Susan Benesch, faculty associate at the Berkman Klein Center for Internet & Society and executive director at the Dangerous Speech Project, said “Meta is opening up new space for xenophobia. Since Trump's own anti-immigrant rhetoric is full of assertions that foreigners are dangerous and malevolent, and that's why he says he wants to deport so many of them, we can expect plenty of echoes of that online.”
Trump has pledged to deport between 15 and 20 million people from the U.S. and has refused to rule out separating families, TIME reported, which conducted an interview with Trump on the topic.
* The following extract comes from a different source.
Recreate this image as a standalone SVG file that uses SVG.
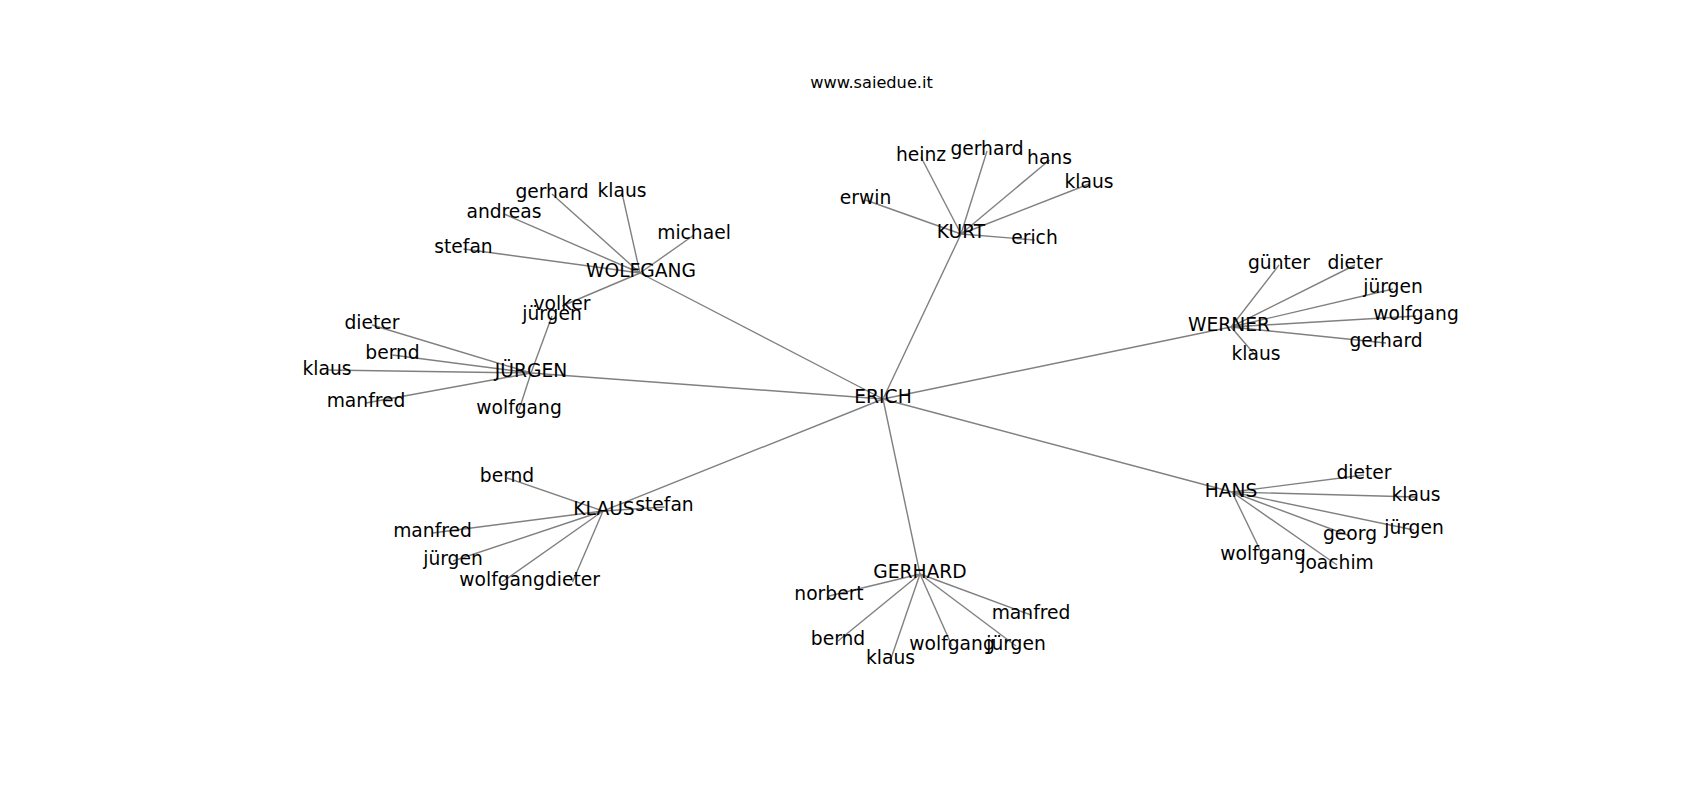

If carried out, such deportations could also have a massive impact on the U.S. workforce and businesses who use undocumented workers.
As for how behavior on Meta platforms might change after the company’s policy shift, Benesch said “First, some hateful content that would have been taken down will now stay up. Second, some users will post awful content to test the new regime—it's an entertaining game for many people, like kids testing limits. Third, some Trump voters are eager to see deportations begin, and now that he is days from becoming President again, they will be discussing their hopes for what he will do, and posting their reactions to what he says.”
Rebecca Hamilton, professor law at American University, added “The changes to community standards will enable more online content that vilifies immigrants. The move from third-party fact checking to community notes is likely to result in more misinformation about immigration policies and immigrant communities. Both of these developments are the foreseeable consequences of the policy changes.” Even though Meta’s policy on violence and incitement remain unchanged, Hamilton said “The trouble is that we know that online and offline environments are ‘co-constitutive’—they shape each other. So when hate speech toward a particular group is tolerated online, even though it doesn't rise to the level of direct incitement, it still starts to shift the underlying norms for what behavior is and is not acceptable towards that group in the offline space.”
And that could lead to consequences away from the screen. “When we look at the history of mass atrocities against particular groups, we always see a period where the information landscape is shaped away from recognizing the humanity of the targeted group. By letting hate speech flourish online, you enable the pre-conditions for group violence offline,” she added.
Meta did not respond to a request for comment.